Business serves the interest of the Communist Party, not least of which is the preservation of control for the party elite. And business is (or has been) very, very good. China’s problem is that they may have been too successful. They now face tremendous imbalances and they don’t know what to do.
Are bureaucrats in the West different? Not really.
Our tow-headed politician-regulator is focused on control for the personal financial and other non-pecuniary benefits it confers. For example, flying first class or, even better, private, as they go from rally to rally is necessary for them to spread the Good Word, after all.
In the end, the true, pure source of bureaucratic power is envy, the original, supremely primitive sin. Regulators can sell the marginal rule or the incremental tax or the casual criminal enforcement as retribution for the presumed unearned good fortune of the wealthy and the successful. After all, these people happened to win the lottery, right?

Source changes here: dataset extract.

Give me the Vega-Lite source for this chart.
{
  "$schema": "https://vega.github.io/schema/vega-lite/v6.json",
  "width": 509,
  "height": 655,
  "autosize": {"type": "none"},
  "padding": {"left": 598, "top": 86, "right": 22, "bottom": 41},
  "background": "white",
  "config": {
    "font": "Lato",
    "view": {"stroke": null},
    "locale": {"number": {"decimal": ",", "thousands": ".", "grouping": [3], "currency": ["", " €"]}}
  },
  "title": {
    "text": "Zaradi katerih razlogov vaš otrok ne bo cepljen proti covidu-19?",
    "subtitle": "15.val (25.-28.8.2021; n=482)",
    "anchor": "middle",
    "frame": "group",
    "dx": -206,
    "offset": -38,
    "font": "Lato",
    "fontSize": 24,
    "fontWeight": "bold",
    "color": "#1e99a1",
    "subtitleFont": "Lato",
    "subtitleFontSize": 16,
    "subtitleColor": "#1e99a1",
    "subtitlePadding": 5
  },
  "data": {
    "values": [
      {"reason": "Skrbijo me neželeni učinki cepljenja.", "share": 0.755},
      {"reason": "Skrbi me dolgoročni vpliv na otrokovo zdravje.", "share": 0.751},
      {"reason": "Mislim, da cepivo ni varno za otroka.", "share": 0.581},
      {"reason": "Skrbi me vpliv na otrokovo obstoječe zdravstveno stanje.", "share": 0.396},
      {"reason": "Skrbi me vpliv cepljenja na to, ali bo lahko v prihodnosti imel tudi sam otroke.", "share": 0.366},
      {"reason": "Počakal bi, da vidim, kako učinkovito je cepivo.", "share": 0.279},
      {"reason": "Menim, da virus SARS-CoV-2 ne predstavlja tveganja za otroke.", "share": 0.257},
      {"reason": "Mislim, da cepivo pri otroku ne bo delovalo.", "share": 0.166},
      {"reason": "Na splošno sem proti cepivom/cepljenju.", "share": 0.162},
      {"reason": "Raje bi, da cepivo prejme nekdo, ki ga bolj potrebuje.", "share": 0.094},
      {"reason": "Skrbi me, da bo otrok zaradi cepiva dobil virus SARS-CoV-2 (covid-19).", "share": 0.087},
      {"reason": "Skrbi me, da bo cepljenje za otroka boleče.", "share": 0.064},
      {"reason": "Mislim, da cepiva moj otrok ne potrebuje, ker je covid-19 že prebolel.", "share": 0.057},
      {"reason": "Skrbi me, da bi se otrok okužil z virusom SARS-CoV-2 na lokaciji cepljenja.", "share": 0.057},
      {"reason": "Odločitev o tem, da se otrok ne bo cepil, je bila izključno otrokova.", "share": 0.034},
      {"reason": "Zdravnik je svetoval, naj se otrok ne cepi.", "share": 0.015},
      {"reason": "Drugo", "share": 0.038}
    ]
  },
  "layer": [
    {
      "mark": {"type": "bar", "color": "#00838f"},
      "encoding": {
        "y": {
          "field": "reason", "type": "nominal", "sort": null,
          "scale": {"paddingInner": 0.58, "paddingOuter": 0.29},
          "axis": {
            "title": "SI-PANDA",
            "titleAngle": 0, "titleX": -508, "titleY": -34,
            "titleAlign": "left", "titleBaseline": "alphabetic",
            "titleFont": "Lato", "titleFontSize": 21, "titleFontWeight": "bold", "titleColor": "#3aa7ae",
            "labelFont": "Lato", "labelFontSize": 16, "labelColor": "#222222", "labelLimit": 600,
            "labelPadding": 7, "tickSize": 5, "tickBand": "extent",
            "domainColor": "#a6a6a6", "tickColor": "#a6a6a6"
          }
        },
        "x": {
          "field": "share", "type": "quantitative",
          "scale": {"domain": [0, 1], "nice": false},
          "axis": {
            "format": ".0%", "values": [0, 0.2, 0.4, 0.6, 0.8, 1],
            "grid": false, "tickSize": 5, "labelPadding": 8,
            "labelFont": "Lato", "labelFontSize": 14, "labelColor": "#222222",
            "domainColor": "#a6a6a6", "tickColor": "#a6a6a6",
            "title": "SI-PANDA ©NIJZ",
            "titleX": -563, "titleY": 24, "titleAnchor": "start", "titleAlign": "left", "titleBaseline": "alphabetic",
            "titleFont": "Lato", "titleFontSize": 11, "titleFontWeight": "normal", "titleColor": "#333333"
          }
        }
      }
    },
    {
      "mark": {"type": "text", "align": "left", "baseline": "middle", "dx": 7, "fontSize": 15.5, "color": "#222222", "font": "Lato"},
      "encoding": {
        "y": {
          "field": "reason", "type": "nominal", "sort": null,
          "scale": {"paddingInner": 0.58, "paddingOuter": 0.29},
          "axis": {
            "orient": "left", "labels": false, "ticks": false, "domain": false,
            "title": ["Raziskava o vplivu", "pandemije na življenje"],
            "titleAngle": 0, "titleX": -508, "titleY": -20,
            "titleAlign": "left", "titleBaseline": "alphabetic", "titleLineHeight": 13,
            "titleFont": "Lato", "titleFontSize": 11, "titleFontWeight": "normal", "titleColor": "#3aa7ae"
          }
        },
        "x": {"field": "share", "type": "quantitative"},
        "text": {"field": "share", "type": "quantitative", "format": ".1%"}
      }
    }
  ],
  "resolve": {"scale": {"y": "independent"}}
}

Good intentions will descend into socialist mismanagement unless the people can see through it.
It is more difficult for this philosophical weed to take root in an envy desert, a society in which the culture is individualistic and optimistic. If people think that hard work, education, traditional values, and a little bit of good luck give them a shot at being one of those nut-less monkeys, they are less likely to envy the rich. They are more likely to try to become wealthy themselves (or to create the conditions for their children to succeed financially and personally).
For this culture to persist, there has to be opportunity. People from every background need to have access to good education. Social mobility needs to be possible; it can still be difficult, but it cannot be outside the feasible set. Moving up must be seen as possible.

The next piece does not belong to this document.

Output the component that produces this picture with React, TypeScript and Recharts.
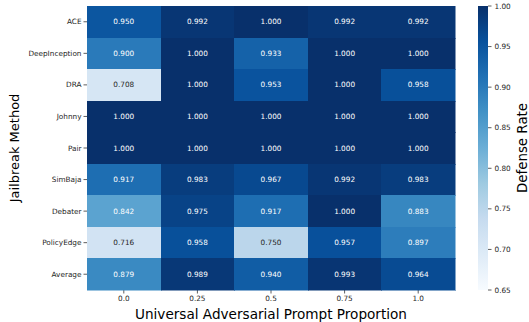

People need to understand and respect traditional values. Individual liberty needs to be a vital cultural touchstone for broad swathes of the population. There needs to be a shared understanding that one gets ahead by improving the lives of others with provided goods and services sold at a reasonable price, not from knowing the latest shibboleths to preach from the safety of a luxurious distance.
For the politician-regulator to succeed in exploiting envy, the masses need to be frustrated in their ability to run their own race. The game must be perceived to be zero-sum, not positive-sum. To the extent that the regulator’s distortionary rules inhibit opportunity, so much the better for the prospects of the bureaucrat’s long-term, genetic imperative to dominate. Like birds flying South in the winter, the regulator does these things without knowing why, in service of the grander, embedded functional imperative to exchange deconstructed chaos for power.

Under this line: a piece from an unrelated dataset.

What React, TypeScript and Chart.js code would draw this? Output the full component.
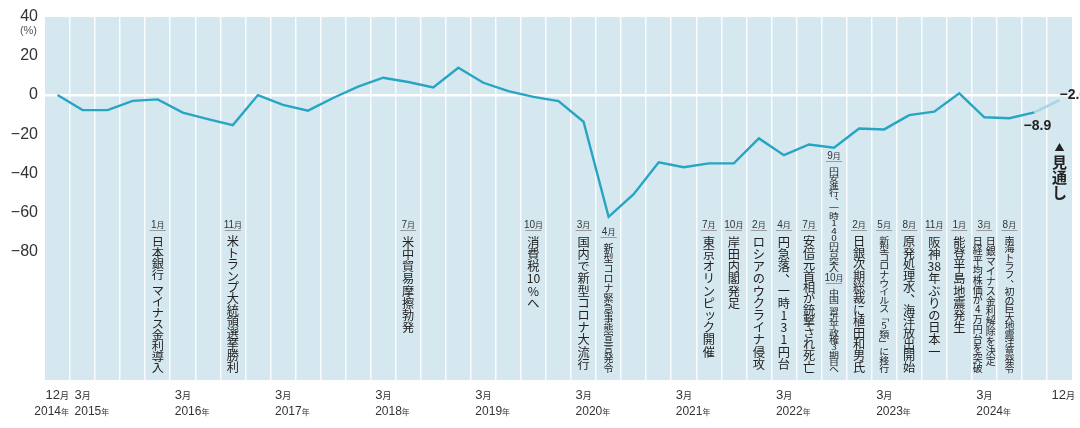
import React, { useEffect, useRef } from "react";
import { Chart, registerables } from "chart.js";

Chart.register(...registerables);

// ---- data ----
const categories = [
  "2014-12",
  "2015-03", "2015-06", "2015-09", "2015-12",
  "2016-03", "2016-06", "2016-09", "2016-12",
  "2017-03", "2017-06", "2017-09", "2017-12",
  "2018-03", "2018-06", "2018-09", "2018-12",
  "2019-03", "2019-06", "2019-09", "2019-12",
  "2020-03", "2020-06", "2020-09", "2020-12",
  "2021-03", "2021-06", "2021-09", "2021-12",
  "2022-03", "2022-06", "2022-09", "2022-12",
  "2023-03", "2023-06", "2023-09", "2023-12",
  "2024-03", "2024-06", "2024-09", "2024-12",
];

const values = [
  0,
  -7.7, -7.7, -3, -2.2,
  -9, -12.3, -15.4, 0,
  -5, -8, -1.5, 4.3,
  8.9, 6.7, 3.9, 14,
  6.3, 2, -0.9, -3.1,
  -13.7, -62.4, -50.8, -34.4,
  -37, -35, -35, -22.2,
  -30.8, -25.3, -27, -17.1,
  -17.6, -10.3, -8.5, 0.9,
  -11.4, -11.9, -8.9, -2.6,
];

const forecastFrom = 39; // last segment (index 39 -> 40) is the outlook
const labelledPoints = [39, 40];

const yTicks = [40, 20, 0, -20, -40, -60, -80];
const unitLabel = "(%)";

const xTickIndex = [0, 1, 5, 9, 13, 17, 21, 25, 29, 33, 37, 40];
const xTickMonth = ["12", "3", "3", "3", "3", "3", "3", "3", "3", "3", "3", "12"];
const xTickYear = ["2014", "2015", "2016", "2017", "2018", "2019", "2020", "2021", "2022", "2023", "2024", ""];

const eventIndex = [4, 7, 14, 19, 21, 22, 26, 27, 28, 29, 30, 31, 31, 32, 33, 34, 35, 36, 37, 38];
const eventMonth = ["1", "11", "7", "10", "3", "4", "7", "10", "2", "4", "7", "9", "10", "2", "5", "8", "11", "1", "3", "8"];
const eventText = [
  "日本銀行 マイナス金利導入",
  "米トランプ大統領選挙勝利",
  "米中貿易摩擦勃発",
  "消費税10%へ",
  "国内で新型コロナ大流行",
  "新型コロナ緊急事態宣言発令",
  "東京オリンピック開催",
  "岸田内閣発足",
  "ロシアのウクライナ侵攻",
  "円急落、一時131円台",
  "安倍元首相が銃撃され死亡",
  "円安進行、一時140円台突入",
  "中国 習近平政権3期目へ",
  "日銀次期総裁に植田和男氏",
  "新型コロナウイルス「5類」に移行",
  "原発処理水、海洋放出開始",
  "阪神38年ぶりの日本一",
  "能登半島地震発生",
  "日銀マイナス金利解除を決定\n日経平均株価が4万円台を突破",
  "南海トラフ、初の巨大地震注意発令",
];
const outlookText = "見通し";

// ---- style / layout (kept separate from data) ----
const BG = "#d5e7ef";
const LINE = "#27a5c3";
const FORECAST = "#a6d5e5";
const TEXT = "#222222";
const JP = '"Noto Sans CJK JP", "Noto Sans", sans-serif';
const NUM = '"Liberation Sans", Arial, sans-serif';

const eventLabelYDefault = 224;
const eventBottomDefault = 373;
const eventLabelYSpecial: Record<number, number> = { 5: 231, 11: 155, 12: 277 };
const eventBottomSpecial: Record<number, number> = { 11: 272 };

const ROTATE = "ー－―—〜～「」『』（）()-";
const SMALLKANA = "ッャュョァィゥェォっゃゅょぁぃぅぇぉ";

function cellsOf(s: string): string[] {
  const out: string[] = [];
  let i = 0;
  while (i < s.length) {
    const m = /^[0-9]+/.exec(s.slice(i));
    if (m) {
      if (m[0].length === 2) out.push(m[0]);
      else for (const d of m[0]) out.push(d);
      i += m[0].length;
      continue;
    }
    out.push(s[i]);
    i++;
  }
  return out;
}

function drawVertical(
  ctx: CanvasRenderingContext2D,
  text: string,
  cx: number,
  top: number,
  bottom: number,
  fs: number,
  weight: string
) {
  const cells = cellsOf(text);
  const w = cells.map((c) => (c === " " ? 0.5 : 1));
  const total = w.reduce((a, b) => a + b, 0);
  const natural = fs * 1.0;
  const step = Math.min(natural, (bottom - top) / total);
  const sy = Math.min(1, step / (fs * 0.94));
  let y = top;
  ctx.textAlign = "center";
  ctx.textBaseline = "middle";
  ctx.font = `${weight} ${fs}px ${JP}`;
  cells.forEach((c, i) => {
    const h = w[i] * step;
    const cy = y + h / 2;
    y += h;
    if (c === " ") return;
    ctx.save();
    ctx.translate(cx, cy);
    ctx.scale(1, sy);
    if (ROTATE.includes(c)) {
      ctx.rotate(Math.PI / 2);
    } else if (c === "、" || c === "。") {
      ctx.translate(fs * 0.58, -fs * 0.55);
    } else if (SMALLKANA.includes(c)) {
      ctx.translate(fs * 0.1, -fs * 0.1);
    }
    ctx.fillText(c, 0, 0);
    ctx.restore();
  });
}

function drawMixed(
  ctx: CanvasRenderingContext2D,
  parts: [string, string][],
  x: number,
  baseline: number,
  align: "left" | "right" | "center"
) {
  ctx.textBaseline = "alphabetic";
  ctx.textAlign = "left";
  const widths = parts.map(([t, f]) => {
    ctx.font = f;
    return ctx.measureText(t).width;
  });
  const total = widths.reduce((a, b) => a + b, 0);
  let sx = align === "left" ? x : align === "right" ? x - total : x - total / 2;
  parts.forEach(([t, f], i) => {
    ctx.font = f;
    ctx.fillText(t, sx, baseline);
    sx += widths[i];
  });
}

const fmt = (v: number) => (v < 0 ? "−" + Math.abs(v) : String(v));

const bgPlugin = {
  id: "bg",
  beforeDraw(chart: any) {
    const { ctx, chartArea: a } = chart;
    ctx.save();
    ctx.fillStyle = BG;
    ctx.fillRect(a.left, a.top, a.right - a.left, a.bottom - a.top);
    ctx.restore();
  },
};

const overlayPlugin = {
  id: "overlay",
  afterDraw(chart: any) {
    const { ctx } = chart;
    const xs = chart.scales.x;
    const ys = chart.scales.y;
    ctx.save();

    // unit
    ctx.fillStyle = "#555";
    ctx.font = `11px ${NUM}`;
    ctx.textAlign = "right";
    ctx.textBaseline = "middle";
    ctx.fillText(unitLabel, 37, 31);

    // x axis labels
    ctx.fillStyle = "#333";
    xTickIndex.forEach((idx, k) => {
      const px = xs.getPixelForValue(idx);
      const first = k === 0;
      const align = first ? "right" : "left";
      const ax = first ? px + 11.5 : px - 8;
      drawMixed(ctx, [[xTickMonth[k], `13px ${NUM}`], ["月", `9px ${JP}`]], ax, 399, align);
      if (xTickYear[k]) {
        drawMixed(ctx, [[xTickYear[k], `12px ${NUM}`], ["年", `8px ${JP}`]], ax, 415, align);
      }
    });

    // events
    eventIndex.forEach((idx, k) => {
      const px = xs.getPixelForValue(idx);
      const labelY = eventLabelYSpecial[k] ?? eventLabelYDefault;
      const bottom = eventBottomSpecial[k] ?? eventBottomDefault;
      ctx.fillStyle = "#333";
      drawMixed(ctx, [[eventMonth[k], `10px ${NUM}`], ["月", `8px ${JP}`]], px, labelY + 4, "center");
      ctx.strokeStyle = "#9a9a9a";
      ctx.lineWidth = 1;
      ctx.beginPath();
      ctx.moveTo(px - 8, labelY + 6.5);
      ctx.lineTo(px + 8, labelY + 6.5);
      ctx.stroke();
      const top = labelY + 12;
      const cols = eventText[k].split("\n");
      const nCells = cellsOf(cols[0]).filter((c) => c !== " ").length;
      const small = cols.length > 1 || nCells > 12 || bottom - top < 120;
      const fs = small ? 10 : 12.2;
      ctx.fillStyle = TEXT;
      cols.forEach((col, ci) => {
        const off = cols.length > 1 ? (cols.length - 1) * 6.5 - ci * 13 : 0;
        drawVertical(ctx, col, px + off, top, bottom, fs, "normal");
      });
    });

    // outlook label
    const ox = xs.getPixelForValue(categories.length - 1);
    ctx.fillStyle = TEXT;
    ctx.textAlign = "center";
    ctx.textBaseline = "middle";
    ctx.font = `10px ${JP}`;
    ctx.fillText("▲", ox, 147);
    drawVertical(ctx, outlookText, ox, 155, 202, 15, "bold");

    // value labels
    ctx.font = `bold 14px ${NUM}`;
    ctx.fillStyle = TEXT;
    labelledPoints.forEach((idx) => {
      const px = xs.getPixelForValue(idx);
      const py = ys.getPixelForValue(values[idx]);
      ctx.textBaseline = "middle";
      if (idx === categories.length - 1) {
        ctx.textAlign = "left";
        ctx.fillText(fmt(values[idx]), px, py - 5);
      } else {
        ctx.textAlign = "center";
        ctx.fillText(fmt(values[idx]), px + 3, py + 14);
      }
    });

    ctx.restore();
  },
};

export default function App() {
  const ref = useRef<HTMLCanvasElement>(null);
  useEffect(() => {
    document.body.style.margin = "0";
    const canvas = ref.current!;
    const chart = new Chart(canvas, {
      type: "line",
      data: {
        labels: categories,
        datasets: [
          {
            data: values,
            borderColor: LINE,
            borderWidth: 2.4,
            pointRadius: 0,
            tension: 0,
            fill: false,
            segment: {
              borderColor: (c: any) => (c.p0DataIndex >= forecastFrom ? FORECAST : LINE),
            },
          },
        ],
      },
      options: {
        animation: false,
        responsive: false,
        events: [],
        layout: { padding: { left: 0, right: 8, top: 17, bottom: 48 } },
        plugins: { legend: { display: false }, tooltip: { enabled: false } },
        scales: {
          x: {
            type: "category",
            offset: true,
            grid: {
              offset: true,
              drawTicks: false,
              lineWidth: 1.5,
              color: (c: any) =>
                c.type !== "tick" || c.index === 0 ? "rgba(0,0,0,0)" : "rgba(255,255,255,0.85)",
            },
            border: { display: false },
            ticks: { display: false, autoSkip: false },
            afterFit: (s: any) => {
              s.height = 0;
            },
          },
          y: {
            min: -146,
            max: 40,
            afterBuildTicks: (s: any) => {
              s.ticks = yTicks.map((v) => ({ value: v }));
            },
            afterFit: (s: any) => {
              s.width = 45;
            },
            grid: {
              drawTicks: false,
              lineWidth: 2.5,
              color: (c: any) => (c.tick && c.tick.value === 0 ? "#ffffff" : "rgba(0,0,0,0)"),
            },
            border: { display: false },
            ticks: {
              padding: 7,
              color: "#333",
              font: { family: "Liberation Sans", size: 16 },
              callback: (v: any) => fmt(Number(v)),
            },
          },
        },
      },
      plugins: [bgPlugin, overlayPlugin],
    });
    return () => chart.destroy();
  }, []);
  return (
    <div style={{ width: 1080, height: 428 }}>
      <canvas ref={ref} width={1080} height={428} style={{ display: "block" }} />
    </div>
  );
}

China was ripe for it, given its collectivist, Confucian tradition.
In the Western countries, our budding bureaucrats first need to salt the ground by attacking anything traditional. Take over the educational institutions so that the canon containing Western wisdom is marginalized as anathema under a host of slippery, contrived dimensions. Turn envy into a religion and give it a vector for widespread adoption like social media, even as the legacy media replaces the traditional role of Church, Synagogue, and Temple with its sermons preaching sybaritic, self-centered indulgence.
It happens without any organized plan. After all, the beneficiaries will be people who come along decades after these moves are set in motion.
But make no mistake. Bureaucracy and socialism are kissing cousins.
Killer essay, Chand, thank you.
Will have to imbibe it a few more times to derive the full health benefit.